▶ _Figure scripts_
--

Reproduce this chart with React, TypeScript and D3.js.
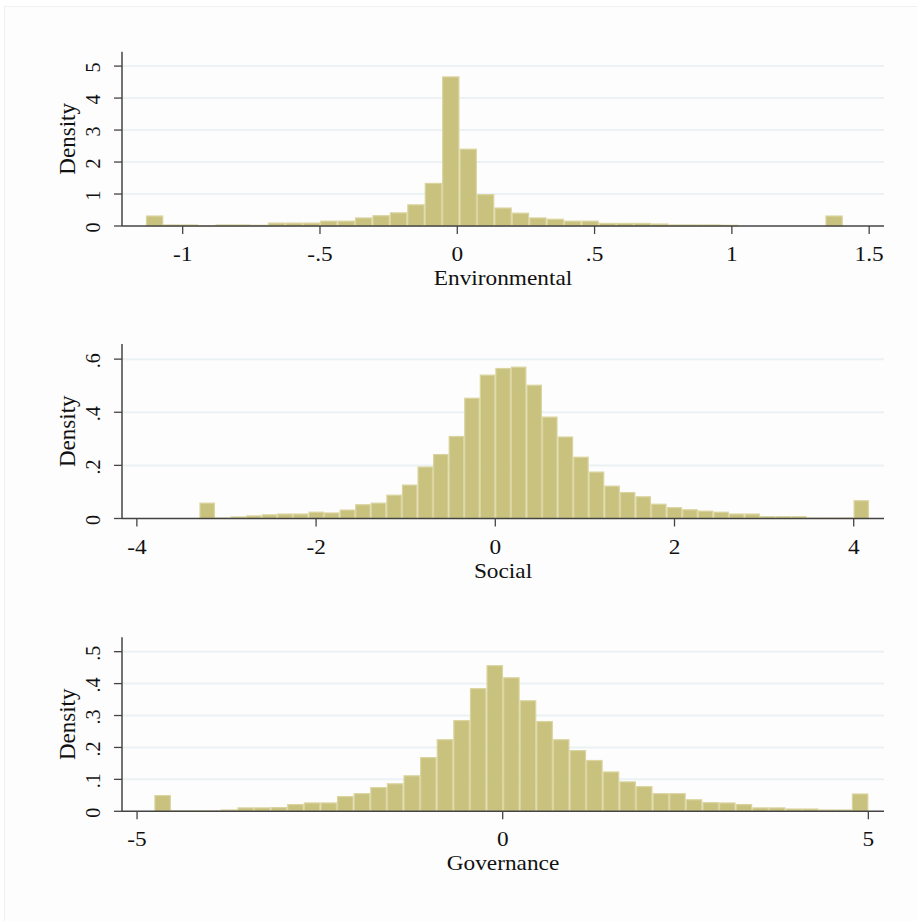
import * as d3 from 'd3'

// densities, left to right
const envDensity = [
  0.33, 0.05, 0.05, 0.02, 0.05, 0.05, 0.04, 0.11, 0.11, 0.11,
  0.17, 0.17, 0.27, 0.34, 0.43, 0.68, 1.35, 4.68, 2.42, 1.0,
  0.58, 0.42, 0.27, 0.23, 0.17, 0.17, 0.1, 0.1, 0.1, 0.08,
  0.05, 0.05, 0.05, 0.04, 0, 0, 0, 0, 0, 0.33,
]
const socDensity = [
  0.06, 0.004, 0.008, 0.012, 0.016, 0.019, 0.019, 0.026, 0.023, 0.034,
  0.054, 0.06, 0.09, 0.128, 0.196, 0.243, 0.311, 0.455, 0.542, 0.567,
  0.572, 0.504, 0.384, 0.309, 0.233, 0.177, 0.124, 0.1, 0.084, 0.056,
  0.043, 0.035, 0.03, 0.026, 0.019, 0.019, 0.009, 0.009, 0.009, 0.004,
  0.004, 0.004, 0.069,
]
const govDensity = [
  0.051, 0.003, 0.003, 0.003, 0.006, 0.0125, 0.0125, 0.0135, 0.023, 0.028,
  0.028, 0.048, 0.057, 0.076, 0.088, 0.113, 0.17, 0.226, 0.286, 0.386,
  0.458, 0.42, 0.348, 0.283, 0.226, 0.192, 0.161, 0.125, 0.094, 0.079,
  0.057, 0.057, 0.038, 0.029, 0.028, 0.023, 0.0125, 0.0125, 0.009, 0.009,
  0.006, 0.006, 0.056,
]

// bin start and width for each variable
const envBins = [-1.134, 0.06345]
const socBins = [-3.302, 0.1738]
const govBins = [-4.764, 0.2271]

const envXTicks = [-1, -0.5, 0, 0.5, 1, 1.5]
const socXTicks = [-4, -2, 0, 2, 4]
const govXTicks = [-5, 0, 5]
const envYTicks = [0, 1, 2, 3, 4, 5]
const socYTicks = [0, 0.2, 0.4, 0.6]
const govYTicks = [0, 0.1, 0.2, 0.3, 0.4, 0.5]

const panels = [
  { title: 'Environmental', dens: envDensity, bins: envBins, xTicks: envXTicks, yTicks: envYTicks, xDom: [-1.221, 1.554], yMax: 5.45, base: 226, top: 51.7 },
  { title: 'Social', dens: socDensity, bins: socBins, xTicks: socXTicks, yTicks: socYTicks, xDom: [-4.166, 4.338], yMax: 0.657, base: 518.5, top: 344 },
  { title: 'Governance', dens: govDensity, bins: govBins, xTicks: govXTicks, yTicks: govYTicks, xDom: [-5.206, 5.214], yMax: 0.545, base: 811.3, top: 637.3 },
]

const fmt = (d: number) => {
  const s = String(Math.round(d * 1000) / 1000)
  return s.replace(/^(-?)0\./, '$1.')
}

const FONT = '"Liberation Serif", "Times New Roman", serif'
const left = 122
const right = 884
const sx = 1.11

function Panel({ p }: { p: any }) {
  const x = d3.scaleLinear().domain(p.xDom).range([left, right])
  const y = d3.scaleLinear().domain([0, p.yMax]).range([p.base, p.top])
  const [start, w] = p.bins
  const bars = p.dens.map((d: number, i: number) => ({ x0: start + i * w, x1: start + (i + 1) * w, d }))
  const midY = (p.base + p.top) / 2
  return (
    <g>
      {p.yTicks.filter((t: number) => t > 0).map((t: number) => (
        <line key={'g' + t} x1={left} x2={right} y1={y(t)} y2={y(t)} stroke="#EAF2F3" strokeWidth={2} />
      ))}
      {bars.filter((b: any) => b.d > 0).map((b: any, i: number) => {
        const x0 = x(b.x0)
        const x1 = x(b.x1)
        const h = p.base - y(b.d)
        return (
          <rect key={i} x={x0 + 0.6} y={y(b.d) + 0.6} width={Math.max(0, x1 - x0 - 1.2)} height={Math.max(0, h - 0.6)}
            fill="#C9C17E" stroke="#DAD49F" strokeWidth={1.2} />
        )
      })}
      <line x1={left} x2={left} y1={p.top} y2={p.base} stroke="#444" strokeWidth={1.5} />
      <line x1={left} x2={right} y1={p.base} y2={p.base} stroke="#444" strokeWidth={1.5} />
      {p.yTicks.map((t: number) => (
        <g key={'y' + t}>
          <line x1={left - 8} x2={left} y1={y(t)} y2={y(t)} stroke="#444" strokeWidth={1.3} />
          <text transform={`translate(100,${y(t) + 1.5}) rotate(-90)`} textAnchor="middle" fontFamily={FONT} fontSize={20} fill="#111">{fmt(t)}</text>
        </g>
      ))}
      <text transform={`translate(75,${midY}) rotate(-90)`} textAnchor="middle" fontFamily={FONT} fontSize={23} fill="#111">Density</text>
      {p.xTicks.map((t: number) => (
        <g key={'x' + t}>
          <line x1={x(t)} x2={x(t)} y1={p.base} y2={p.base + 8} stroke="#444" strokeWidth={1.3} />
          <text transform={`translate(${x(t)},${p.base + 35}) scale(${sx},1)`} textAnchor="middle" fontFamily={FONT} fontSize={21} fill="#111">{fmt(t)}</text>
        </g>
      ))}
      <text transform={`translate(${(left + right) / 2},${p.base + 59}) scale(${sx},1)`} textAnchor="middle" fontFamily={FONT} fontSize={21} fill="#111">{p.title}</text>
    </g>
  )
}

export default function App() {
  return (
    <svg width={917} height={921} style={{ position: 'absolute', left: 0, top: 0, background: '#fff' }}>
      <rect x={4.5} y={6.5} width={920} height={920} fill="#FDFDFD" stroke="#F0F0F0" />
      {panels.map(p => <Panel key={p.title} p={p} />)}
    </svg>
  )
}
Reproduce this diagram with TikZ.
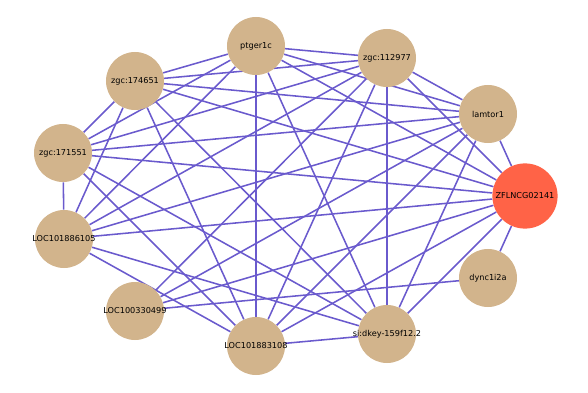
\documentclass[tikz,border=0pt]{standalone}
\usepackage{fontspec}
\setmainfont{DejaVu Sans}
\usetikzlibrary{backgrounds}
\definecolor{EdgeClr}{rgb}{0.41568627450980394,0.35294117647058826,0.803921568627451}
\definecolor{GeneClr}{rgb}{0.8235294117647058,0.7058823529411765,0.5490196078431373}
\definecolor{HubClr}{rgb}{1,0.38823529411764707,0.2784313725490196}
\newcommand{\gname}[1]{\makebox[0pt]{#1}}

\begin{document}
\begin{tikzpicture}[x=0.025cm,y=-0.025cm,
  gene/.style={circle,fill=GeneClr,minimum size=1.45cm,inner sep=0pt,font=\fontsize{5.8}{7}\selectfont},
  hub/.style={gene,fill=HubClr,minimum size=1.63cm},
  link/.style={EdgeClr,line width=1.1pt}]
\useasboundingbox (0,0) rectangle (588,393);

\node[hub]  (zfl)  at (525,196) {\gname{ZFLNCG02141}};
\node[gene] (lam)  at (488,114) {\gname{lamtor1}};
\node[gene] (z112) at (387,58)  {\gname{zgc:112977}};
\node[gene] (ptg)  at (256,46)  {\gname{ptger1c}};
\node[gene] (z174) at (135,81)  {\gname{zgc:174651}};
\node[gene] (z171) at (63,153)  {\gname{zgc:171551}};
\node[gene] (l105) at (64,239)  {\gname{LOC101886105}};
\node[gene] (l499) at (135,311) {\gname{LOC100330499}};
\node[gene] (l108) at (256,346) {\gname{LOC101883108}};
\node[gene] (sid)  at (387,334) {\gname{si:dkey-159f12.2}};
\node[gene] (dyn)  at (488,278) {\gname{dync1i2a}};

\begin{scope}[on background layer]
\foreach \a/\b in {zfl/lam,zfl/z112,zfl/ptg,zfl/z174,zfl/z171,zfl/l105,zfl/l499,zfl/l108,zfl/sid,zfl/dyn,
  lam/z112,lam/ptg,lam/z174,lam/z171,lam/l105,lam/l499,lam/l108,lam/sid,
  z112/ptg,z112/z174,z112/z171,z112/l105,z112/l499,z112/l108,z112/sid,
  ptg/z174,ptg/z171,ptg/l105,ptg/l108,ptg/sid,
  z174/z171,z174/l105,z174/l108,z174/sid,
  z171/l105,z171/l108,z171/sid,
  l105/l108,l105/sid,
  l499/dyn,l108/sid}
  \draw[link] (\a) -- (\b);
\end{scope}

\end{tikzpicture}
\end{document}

--

▶ _The problem_
In the data above, please extract the lines from the first one through the line with "import * as d3 from 'd3'", exactly, and keep pictures out.

▶ _Result_
Reproduce this chart with React, TypeScript and D3.js.
import * as d3 from 'd3'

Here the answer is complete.